The zone of trust is the implicit security boundary of your AWS resources.
By using this security model, AWS can (and does) say that you resources are "secure by default".

Principals such as IAM users and roles can access resources in their zone of trust of if they have an identity policy that grants them permission to do so. Princiapls outside the resource's zone of trust require explicit permissions from the resource's resource policy (in addition to their own identity policy), as shown in the diagram below.

An architecture diagram showing the zone of trust with different AWS principals accessing a resource
The zone of trust

The AWS account root user is special case, because it has implicit access all resources in its zone of trust. As shown in the diagram, it doesn't require (nor can it have) an identity policy.

This example shows an S3 bucket, but not all AWS resources support resource policies.
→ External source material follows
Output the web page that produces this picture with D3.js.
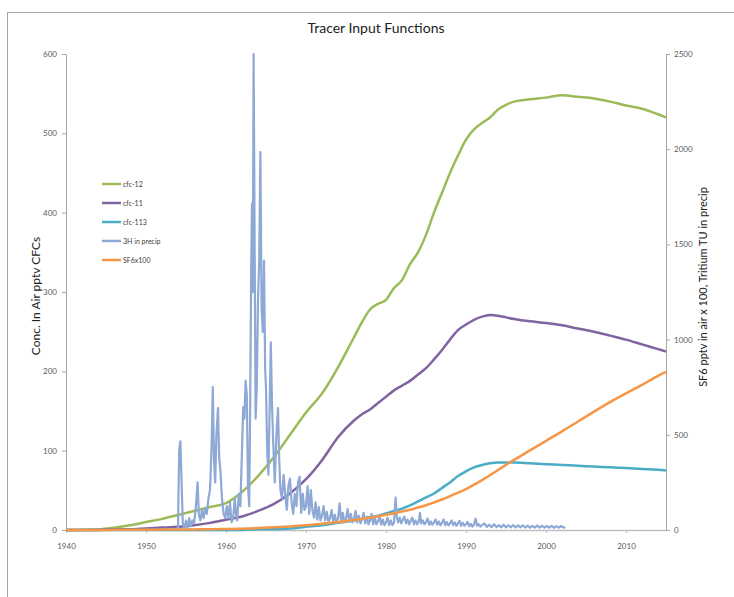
<!DOCTYPE html>
<html>
<head>
<meta charset="utf-8">
<script src="https://cdn.jsdelivr.net/npm/d3@7"></script>
<style>
body { margin: 0; background: #fff; }
svg { display: block; font-family: Lato, "Open Sans", sans-serif; }
</style>
</head>
<body>
<svg id="chart" width="734" height="597"></svg>
<script>
// years for the smooth (air) series
var years = [1940,1944,1946,1948,1950,1952,1954,1956,1958,1960,1962,1964,1966,1968,1970,1972,1974,1976,1977,1978,1979,1980,1981,1982,1983,1984,1985,1986,1987,1988,1989,1990,1991,1992,1993,1994,1995,1996,1998,2000,2002,2004,2006,2008,2010,2012,2014,2015];
// left axis, pptv
var cfc12  = [0,1,3,6,10,14,19,24,29,34,48,68,92,120,148,172,205,243,262,278,285,290,305,315,335,350,372,400,425,450,472,492,505,513,520,530,536,540,543,545,548,546,544,540,535,531,524,520];
var cfc11  = [0,0,1,1,2,3,4,6,9,13,17,24,33,46,64,88,117,138,146,152,160,168,176,182,188,196,204,215,227,240,252,259,265,269,271,270,268,266,263,261,258,254,250,245,240,234,228,225];
var cfc113 = [0,0,0,0,0,0,0,0,0,0,0,1,1,2,4,6,9,12,14,16,18,21,24,27,31,36,41,46,53,60,68,74,79,82,84,85,85,85,84,83,82,81,80,79,78,77,76,75];
// right axis, SF6 pptv x 100
var sf6x100 = [0,0,1,1,1,2,2,3,4,5,7,10,14,19,25,33,42,52,58,65,72,80,88,97,106,118,130,145,160,178,196,215,238,262,288,315,342,368,418,468,518,570,622,672,718,762,810,830];

// tritium in precip, [year, TU] (right axis)
var tritium = [[1953.75,0],[1954.0,12],[1954.15,420],[1954.3,465],[1954.45,250],[1954.6,35],[1954.8,10],[1955.0,50],[1955.2,12],[1955.4,62],[1955.6,20],[1955.8,50],[1956.0,35],[1956.2,105],[1956.45,250],[1956.6,85],[1956.8,50],[1957.0,105],[1957.2,62],[1957.4,115],[1957.6,85],[1957.8,165],[1958.0,210],[1958.2,440],[1958.35,750],[1958.5,375],[1958.65,250],[1958.8,500],[1959.0,640],[1959.15,375],[1959.3,310],[1959.5,165],[1959.7,85],[1959.9,62],[1960.1,125],[1960.3,62],[1960.5,145],[1960.7,40],[1960.9,62],[1961.1,165],[1961.25,85],[1961.4,50],[1961.6,190],[1961.8,125],[1962.0,420],[1962.15,645],[1962.3,585],[1962.45,785],[1962.6,710],[1962.75,230],[1962.9,125],[1963.0,540],[1963.15,1375],[1963.25,1715],[1963.35,1250],[1963.45,2500],[1963.55,1750],[1963.7,585],[1963.85,750],[1964.0,1210],[1964.15,1415],[1964.3,1985],[1964.45,1165],[1964.6,1040],[1964.75,1415],[1964.9,835],[1965.0,750],[1965.15,415],[1965.3,290],[1965.45,625],[1965.6,985],[1965.75,665],[1965.9,460],[1966.1,250],[1966.3,500],[1966.5,640],[1966.65,375],[1966.8,210],[1967.0,165],[1967.2,290],[1967.4,190],[1967.6,105],[1967.8,230],[1968.0,270],[1968.2,145],[1968.4,85],[1968.6,190],[1968.8,125],[1969.0,250],[1969.2,280],[1969.4,90],[1969.6,190],[1969.8,105],[1970.0,125],[1970.2,230],[1970.4,85],[1970.6,210],[1970.8,105],[1971.0,65],[1971.2,145],[1971.4,55],[1971.6,120],[1971.8,50],[1972.0,75],[1972.2,125],[1972.4,50],[1972.6,95],[1972.8,45],[1973.0,62],[1973.2,105],[1973.4,45],[1973.6,80],[1973.8,40],[1974.0,60],[1974.2,140],[1974.4,45],[1974.6,90],[1974.8,40],[1975.0,60],[1975.2,110],[1975.4,45],[1975.6,85],[1975.8,40],[1976.0,60],[1976.2,100],[1976.4,40],[1976.6,75],[1976.8,35],[1977.0,55],[1977.2,90],[1977.4,35],[1977.6,70],[1977.8,30],[1978.0,50],[1978.2,85],[1978.4,30],[1978.6,65],[1978.8,30],[1979.0,45],[1979.2,75],[1979.4,28],[1979.6,55],[1979.8,25],[1980.0,40],[1980.2,65],[1980.4,25],[1980.6,50],[1980.8,25],[1981.0,40],[1981.2,170],[1981.35,70],[1981.5,40],[1981.7,65],[1981.9,35],[1982.1,55],[1982.3,70],[1982.5,35],[1982.7,55],[1982.9,30],[1983.1,50],[1983.3,65],[1983.5,30],[1983.7,50],[1983.9,30],[1984.1,45],[1984.25,90],[1984.4,35],[1984.6,50],[1984.8,30],[1985.0,40],[1985.2,60],[1985.4,28],[1985.6,45],[1985.8,28],[1986.0,40],[1986.2,55],[1986.4,28],[1986.6,45],[1986.8,25],[1987.0,38],[1987.2,55],[1987.4,25],[1987.6,42],[1987.8,25],[1988.0,35],[1988.2,50],[1988.4,25],[1988.6,40],[1988.8,22],[1989.0,35],[1989.2,48],[1989.4,22],[1989.6,38],[1989.8,22],[1990.0,30],[1990.2,42],[1990.4,20],[1990.6,32],[1990.8,18],[1991.0,28],[1991.2,60],[1991.4,22],[1991.6,30],[1991.8,18],[1992.0,26],[1992.3,35],[1992.6,16],[1992.9,28],[1993.2,15],[1993.5,30],[1993.8,15],[1994.1,26],[1994.4,14],[1994.7,28],[1995.0,14],[1995.3,25],[1995.6,14],[1995.9,26],[1996.2,13],[1996.5,24],[1996.8,13],[1997.1,25],[1997.4,13],[1997.7,23],[1998.0,12],[1998.3,22],[1998.6,12],[1998.9,24],[1999.2,12],[1999.5,22],[1999.8,12],[2000.1,21],[2000.4,12],[2000.7,22],[2001.0,12],[2001.3,20],[2001.6,12],[2001.9,21],[2002.2,12],[2002.4,15]];

var xTicks = [1940,1950,1960,1970,1980,1990,2000,2010];
var leftTicks = [0,100,200,300,400,500,600];
var rightTicks = [0,500,1000,1500,2000,2500];
var legendNames = ["cfc-12","cfc-11","cfc-113","3H in precip","SF6x100"];
var legendColors = ["#9bbb59","#8064a2","#4bacc6","#8fa9d6","#f79646"];

var svg = d3.select("#chart");

// chart frame (runs off the right/bottom edge in the original)
svg.append("rect")
	.attr("x", 7.5).attr("y", 12.5)
	.attr("width", 760).attr("height", 620)
	.attr("fill", "none").attr("stroke", "#a6a6a6");

var x = d3.scaleLinear().domain([1940, 2015]).range([66, 666]);
var yL = d3.scaleLinear().domain([0, 600]).range([530, 54]);
var yR = d3.scaleLinear().domain([0, 2500]).range([530, 54]);

function styleAxis(g, col) {
	g.selectAll("path").attr("stroke", col);
	g.selectAll("line").attr("stroke", col);
	g.selectAll("text").attr("fill", "#595959").style("font-size", "8px").style("font-family", "Lato, sans-serif");
}

var gx = svg.append("g").attr("transform", "translate(0,530)")
	.call(d3.axisBottom(x).tickValues(xTicks).tickFormat(d3.format("d")).tickSize(3).tickSizeOuter(0).tickPadding(10));
styleAxis(gx, "#bfbfbf");
gx.select("path").attr("stroke-width", 1.5);

var gl = svg.append("g").attr("transform", "translate(66,0)")
	.call(d3.axisLeft(yL).tickValues(leftTicks).tickFormat(d3.format("d")).tickSize(4).tickSizeOuter(0).tickPadding(5));
styleAxis(gl, "#a6a6a6");

var gr = svg.append("g").attr("transform", "translate(666,0)")
	.call(d3.axisRight(yR).tickValues(rightTicks).tickFormat(d3.format("d")).tickSize(4).tickSizeOuter(0).tickPadding(4));
styleAxis(gr, "#a6a6a6");

// series
function drawSeries(vals, yScale, col) {
	var line = d3.line()
		.x(function(d, i) { return x(years[i]); })
		.y(function(d) { return yScale(d); })
		.curve(d3.curveMonotoneX);
	svg.append("path").datum(vals)
		.attr("d", line)
		.attr("fill", "none").attr("stroke", col)
		.attr("stroke-width", 2.5).attr("stroke-linejoin", "round");
}

drawSeries(cfc12, yL, legendColors[0]);
drawSeries(cfc11, yL, legendColors[1]);
drawSeries(cfc113, yL, legendColors[2]);

var tLine = d3.line()
	.x(function(d) { return x(d[0]); })
	.y(function(d) { return yR(d[1]); });
svg.append("path").datum(tritium)
	.attr("d", tLine)
	.attr("fill", "none").attr("stroke", legendColors[3])
	.attr("stroke-width", 2.2).attr("stroke-linejoin", "round");

drawSeries(sf6x100, yR, legendColors[4]);

// title and axis titles
svg.append("text").attr("x", 376).attr("y", 33)
	.attr("text-anchor", "middle").style("font-size", "14px").attr("fill", "#222")
	.text("Tracer Input Functions");

svg.append("text").attr("transform", "translate(40,296) rotate(-90)")
	.attr("text-anchor", "middle").style("font-size", "12px").attr("fill", "#222")
	.text("Conc. In Air pptv CFCs");

svg.append("text").attr("transform", "translate(707,287) rotate(-90)")
	.attr("text-anchor", "middle").style("font-size", "11px").attr("fill", "#222")
	.text("SF6 pptv in air x 100, Tritium TU in precip");

// legend
var legendY = d3.scalePoint().domain(legendNames).range([184, 260]);
var lg = svg.append("g");
legendNames.forEach(function(n, i) {
	lg.append("line")
		.attr("x1", 102).attr("x2", 121)
		.attr("y1", legendY(n)).attr("y2", legendY(n))
		.attr("stroke", legendColors[i]).attr("stroke-width", 2.5);
	lg.append("text")
		.attr("x", 123).attr("y", legendY(n) + 2.5)
		.style("font-size", "7px").attr("fill", "#404040")
		.text(n);
});
</script>
</body>
</html>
See the "Resource-based policies" column in the AWS services that work with IAM page for the services that you can share outside their zone directly.

To access resources that don't support resource policies from outside their zone of trust, you need to use cross-account role assumption so that you gain access to a principal in the resource's zone. I talk about this in greater detail in my book about IAM, and this approach works for all resources because the IAM role you assume is a resource that supports resource policies!

What about AWS IAM Access Analyzer?

A relatively new service, AWS IAM Access Analyzer is an IAM sub-service that reports on what principals have access to what resources. It has a nice feature that allows you to specify your AWS organization as a zone of trust, just keep in mind that this doesn't change the zone of trust for your resources or principals, only how this access is reported. By setting the organziation as the zone of trust, resources that are shared outside their zone, but within the organization will not be flagged as shared externally.